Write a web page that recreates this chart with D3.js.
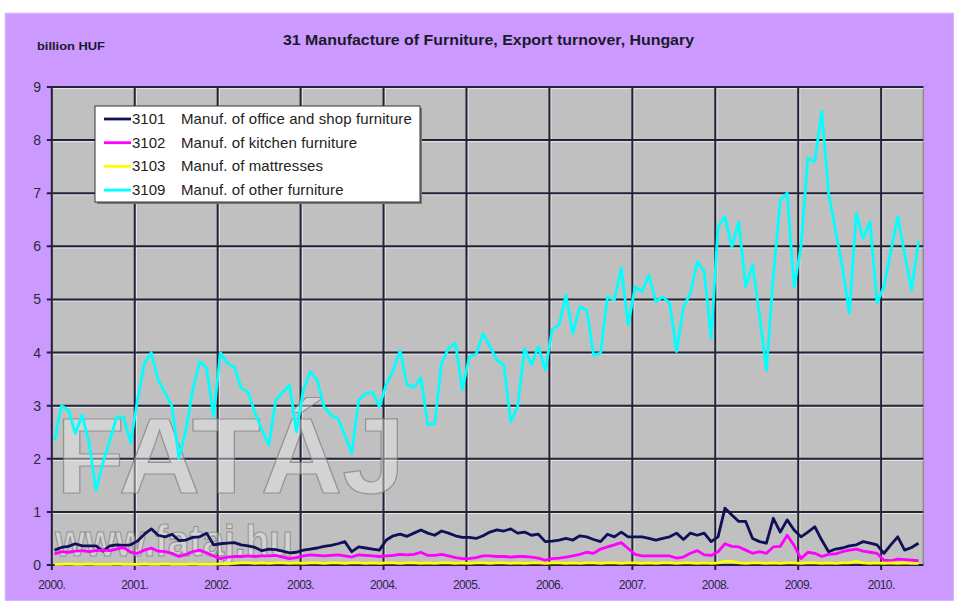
<!DOCTYPE html>
<html>
<head>
<meta charset="utf-8">
<script src="https://cdn.jsdelivr.net/npm/d3@7"></script>
<style>
  html, body { margin: 0; padding: 0; background: #fff; }
  svg { display: block; font-family: Arial, "Liberation Sans", sans-serif; }
</style>
</head>
<body>
<svg id="chart" width="954" height="601"></svg>
<script>
// months from Jan 2000 to Jun 2010, values in billion HUF
var startYear = 2000;
var yearLabels = ['2000.', '2001.', '2002.', '2003.', '2004.', '2005.', '2006.', '2007.', '2008.', '2009.', '2010.'];
var yTicks = [0, 1, 2, 3, 4, 5, 6, 7, 8, 9];

var seriesCodes = ['3101', '3102', '3103', '3109'];
var seriesNames = [
  'Manuf. of office and shop furniture',
  'Manuf. of kitchen furniture',
  'Manuf. of mattresses',
  'Manuf. of other furniture'
];
var seriesColors = ['#101058', '#ff00ff', '#ffff00', '#00ffff'];

var office = [
  0.28, 0.33, 0.35, 0.4, 0.36, 0.36, 0.36, 0.26, 0.36, 0.38, 0.37, 0.38, 0.45, 0.58, 0.68, 0.56, 0.53, 0.58, 0.46, 0.47, 0.52, 0.53, 0.6, 0.38, 0.4, 0.41, 0.42, 0.38, 0.36, 0.33,
  0.27, 0.3, 0.29, 0.26, 0.23, 0.24, 0.28, 0.3, 0.32, 0.35, 0.37, 0.4, 0.44, 0.25, 0.34, 0.32, 0.3, 0.28, 0.47, 0.55, 0.58, 0.54, 0.6, 0.66, 0.6, 0.56, 0.64, 0.6, 0.55, 0.52,
  0.52, 0.5, 0.55, 0.62, 0.66, 0.64, 0.68, 0.6, 0.62, 0.56, 0.58, 0.44, 0.45, 0.47, 0.5, 0.47, 0.55, 0.53, 0.48, 0.44, 0.58, 0.53, 0.62, 0.53, 0.53, 0.53, 0.5, 0.47, 0.5, 0.53,
  0.6, 0.48, 0.6, 0.56, 0.6, 0.44, 0.53, 1.07, 0.94, 0.82, 0.82, 0.5, 0.44, 0.41, 0.88, 0.62, 0.85, 0.66, 0.53, 0.62, 0.72, 0.47, 0.25, 0.3, 0.32, 0.36, 0.38, 0.44, 0.41, 0.38,
  0.22, 0.38, 0.53, 0.28, 0.33, 0.41
];

var kitchen = [
  0.21, 0.25, 0.24, 0.26, 0.27, 0.25, 0.27, 0.28, 0.27, 0.3, 0.33, 0.24, 0.22, 0.28, 0.32, 0.26, 0.25, 0.22, 0.16, 0.2, 0.25, 0.28, 0.23, 0.17, 0.12, 0.15, 0.16, 0.16, 0.17, 0.16,
  0.17, 0.17, 0.18, 0.15, 0.12, 0.14, 0.17, 0.19, 0.18, 0.17, 0.18, 0.19, 0.17, 0.15, 0.19, 0.18, 0.17, 0.16, 0.17, 0.18, 0.2, 0.19, 0.2, 0.24, 0.18, 0.18, 0.2, 0.17, 0.14, 0.12,
  0.12, 0.14, 0.17, 0.17, 0.16, 0.16, 0.15, 0.16, 0.16, 0.15, 0.13, 0.09, 0.12, 0.13, 0.15, 0.17, 0.2, 0.24, 0.22, 0.3, 0.34, 0.38, 0.42, 0.31, 0.2, 0.17, 0.17, 0.17, 0.17, 0.17,
  0.13, 0.15, 0.22, 0.27, 0.19, 0.18, 0.25, 0.4, 0.35, 0.34, 0.28, 0.22, 0.25, 0.22, 0.34, 0.35, 0.56, 0.37, 0.12, 0.24, 0.22, 0.16, 0.2, 0.21, 0.25, 0.28, 0.3, 0.26, 0.24, 0.22,
  0.09, 0.08, 0.11, 0.1, 0.09, 0.08
];

var mattresses = [
  0.01, 0.01, 0.02, 0.01, 0.01, 0.02, 0.01, 0.01, 0.01, 0.02, 0.01, 0.01, 0.01, 0.02, 0.01, 0.01, 0.02, 0.01, 0.01, 0.01, 0.02, 0.01, 0.01, 0.01, 0.02, 0.02, 0.03, 0.04, 0.04, 0.03,
  0.04, 0.03, 0.04, 0.04, 0.03, 0.04, 0.03, 0.04, 0.04, 0.03, 0.04, 0.04, 0.03, 0.04, 0.04, 0.03, 0.04, 0.03, 0.04, 0.04, 0.03, 0.04, 0.04, 0.03, 0.04, 0.03, 0.04, 0.04, 0.03, 0.04,
  0.03, 0.04, 0.04, 0.03, 0.04, 0.04, 0.03, 0.04, 0.03, 0.04, 0.04, 0.03, 0.04, 0.04, 0.03, 0.04, 0.03, 0.04, 0.04, 0.03, 0.04, 0.04, 0.03, 0.04, 0.04, 0.03, 0.04, 0.03, 0.04, 0.04,
  0.03, 0.04, 0.04, 0.03, 0.04, 0.03, 0.04, 0.07, 0.07, 0.04, 0.03, 0.04, 0.04, 0.03, 0.04, 0.03, 0.04, 0.04, 0.03, 0.04, 0.04, 0.03, 0.04, 0.03, 0.04, 0.04, 0.07, 0.04, 0.03, 0.04,
  0.03, 0.04, 0.03, 0.04, 0.03, 0.03
];

var other = [
  2.35, 3.0, 2.92, 2.48, 2.82, 2.3, 1.41, 1.92, 2.35, 2.79, 2.79, 2.3, 3.1, 3.8, 4.0, 3.48, 3.24, 2.98, 2.01, 2.54, 3.3, 3.83, 3.71, 2.8, 4.0, 3.8, 3.73, 3.33, 3.26, 2.86,
  2.55, 2.26, 3.1, 3.25, 3.39, 2.51, 3.3, 3.64, 3.48, 2.98, 2.82, 2.76, 2.45, 2.1, 3.1, 3.23, 3.25, 2.98, 3.4, 3.67, 4.04, 3.39, 3.35, 3.52, 2.64, 2.66, 3.8, 4.08, 4.18, 3.3,
  3.92, 3.97, 4.36, 4.11, 3.86, 3.77, 2.7, 2.98, 4.08, 3.77, 4.11, 3.67, 4.43, 4.52, 5.08, 4.36, 4.86, 4.8, 3.95, 3.99, 5.05, 4.99, 5.59, 4.52, 5.24, 5.15, 5.46, 4.96, 5.05, 4.93,
  4.02, 4.86, 5.12, 5.71, 5.52, 4.27, 6.37, 6.56, 5.99, 6.46, 5.24, 5.65, 4.7, 3.67, 5.43, 6.87, 7.0, 5.24, 5.99, 7.66, 7.6, 8.54, 7.0, 6.3, 5.6, 4.74, 6.62, 6.15, 6.46, 4.93,
  5.24, 5.9, 6.56, 5.85, 5.18, 6.09
];

var allSeries = [office, kitchen, mattresses, other];

var svg = d3.select('#chart');

var plot = { left: 51.8, right: 923.3, top: 87, bottom: 565 };

/**
 * Scales: x in months since Jan 2000, y in billion HUF
 */
var x = d3.scaleLinear()
  .domain([0, 126.1])
  .range([plot.left, plot.right]);

var y = d3.scaleLinear()
  .domain([0, 9])
  .range([plot.bottom, plot.top]);

// background
svg.append('rect')
  .attr('x', 5).attr('y', 13)
  .attr('width', 949).attr('height', 588)
  .attr('fill', '#cc99ff')
  .attr('stroke', '#e2ccff')
  .attr('stroke-width', 1);

svg.append('text')
  .attr('x', 283).attr('y', 45)
  .attr('font-size', 15)
  .attr('font-weight', 'bold')
  .attr('textLength', 411)
  .attr('lengthAdjust', 'spacingAndGlyphs')
  .attr('fill', '#1a1a2a')
  .text('31 Manufacture of Furniture, Export turnover, Hungary');

svg.append('text')
  .attr('x', 37).attr('y', 50)
  .attr('font-size', 10)
  .attr('font-weight', 'bold')
  .attr('textLength', 68)
  .attr('lengthAdjust', 'spacingAndGlyphs')
  .attr('fill', '#1a1a2a')
  .text('billion HUF');

// plot area
svg.append('rect')
  .attr('x', plot.left).attr('y', plot.top)
  .attr('width', plot.right - plot.left)
  .attr('height', plot.bottom - plot.top)
  .attr('fill', '#c0c0c0')
  .attr('stroke', '#8c8c8c')
  .attr('stroke-width', 1.5);

var grid = svg.append('g').attr('class', 'grid');

var yearIdx = d3.range(yearLabels.length);

// light highlight next to each grid line
grid.selectAll('line.vhl')
  .data(yearIdx.slice(1))
  .enter().append('line')
  .attr('class', 'vhl')
  .attr('x1', function (d) { return x(d * 12) + 1.6; })
  .attr('x2', function (d) { return x(d * 12) + 1.6; })
  .attr('y1', plot.top).attr('y2', plot.bottom)
  .attr('stroke', '#e8e8e8').attr('stroke-width', 1);

grid.selectAll('line.hhl')
  .data(yTicks.slice(1))
  .enter().append('line')
  .attr('class', 'hhl')
  .attr('x1', plot.left).attr('x2', plot.right)
  .attr('y1', function (d) { return y(d) + 1.6; })
  .attr('y2', function (d) { return y(d) + 1.6; })
  .attr('stroke', '#e8e8e8').attr('stroke-width', 1);

grid.selectAll('line.v')
  .data(yearIdx)
  .enter().append('line')
  .attr('class', 'v')
  .attr('x1', function (d) { return x(d * 12); })
  .attr('x2', function (d) { return x(d * 12); })
  .attr('y1', plot.top).attr('y2', plot.bottom + 5)
  .attr('stroke', '#22223a').attr('stroke-width', 2);

grid.selectAll('line.h')
  .data(yTicks)
  .enter().append('line')
  .attr('class', 'h')
  .attr('x1', plot.left - 5).attr('x2', plot.right)
  .attr('y1', function (d) { return y(d); })
  .attr('y2', function (d) { return y(d); })
  .attr('stroke', '#22223a').attr('stroke-width', 2);

// watermark
var mark = svg.append('g').attr('class', 'watermark');

mark.append('text')
  .attr('x', 56).attr('y', 493)
  .attr('font-size', 108)
  .attr('font-weight', 'bold')
  .attr('textLength', 349)
  .attr('lengthAdjust', 'spacingAndGlyphs')
  .attr('fill', '#ececec').attr('fill-opacity', 0.45)
  .attr('stroke', '#7c7c7c').attr('stroke-opacity', 0.7).attr('stroke-width', 1.2)
  .text('FATÁJ');

mark.append('text')
  .attr('x', 55).attr('y', 556)
  .attr('font-size', 44)
  .attr('font-weight', 'bold')
  .attr('textLength', 238)
  .attr('lengthAdjust', 'spacingAndGlyphs')
  .attr('fill', '#ececec').attr('fill-opacity', 0.45)
  .attr('stroke', '#7c7c7c').attr('stroke-opacity', 0.7).attr('stroke-width', 1.2)
  .text('www.fataj.hu');

// axis labels
svg.append('g')
  .selectAll('text')
  .data(yTicks)
  .enter().append('text')
  .attr('x', 41)
  .attr('y', function (d) { return y(d) + 5; })
  .attr('text-anchor', 'end')
  .attr('font-size', 14)
  .attr('fill', '#2a2a3a')
  .text(function (d) { return d; });

svg.append('g')
  .selectAll('text')
  .data(yearLabels)
  .enter().append('text')
  .attr('x', function (d, i) { return x(i * 12); })
  .attr('y', 589)
  .attr('text-anchor', 'middle')
  .attr('font-size', 12)
  .attr('letter-spacing', -0.6)
  .attr('fill', '#2a2a3a')
  .text(function (d) { return d; });

// series lines
var line = d3.line()
  .x(function (d, i) { return x(i + 0.4); })
  .y(function (d) { return y(d); });

svg.append('g')
  .selectAll('path')
  .data(allSeries)
  .enter().append('path')
  .attr('d', line)
  .attr('fill', 'none')
  .attr('stroke', function (d, i) { return seriesColors[i]; })
  .attr('stroke-width', 2.8)
  .attr('stroke-linejoin', 'round');

// legend
var legend = svg.append('g').attr('transform', 'translate(95,106)');

legend.append('rect')
  .attr('x', 2).attr('y', 2)
  .attr('width', 325).attr('height', 96)
  .attr('fill', '#777');

legend.append('rect')
  .attr('width', 325).attr('height', 96)
  .attr('fill', '#fff')
  .attr('stroke', '#333')
  .attr('stroke-width', 1);

var rows = legend.selectAll('g.row')
  .data(seriesCodes)
  .enter().append('g')
  .attr('class', 'row')
  .attr('transform', function (d, i) { return 'translate(0,' + (13 + i * 23.7) + ')'; });

rows.append('line')
  .attr('x1', 9).attr('x2', 36)
  .attr('stroke', function (d, i) { return seriesColors[i]; })
  .attr('stroke-width', 2.8);

rows.append('text')
  .attr('x', 37).attr('y', 5)
  .attr('font-size', 15)
  .attr('fill', '#222')
  .text(function (d) { return d; });

rows.append('text')
  .attr('x', 86).attr('y', 5)
  .attr('font-size', 15)
  .attr('letter-spacing', 0.1)
  .attr('fill', '#222')
  .text(function (d, i) { return seriesNames[i]; });
</script>
</body>
</html>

------------------------

Goal:
Copy out every line of the data that includes "chart".

Exercise result:
Write a web page that recreates this chart with D3.js.
<svg id="chart" width="954" height="601"></svg>
var svg = d3.select('#chart');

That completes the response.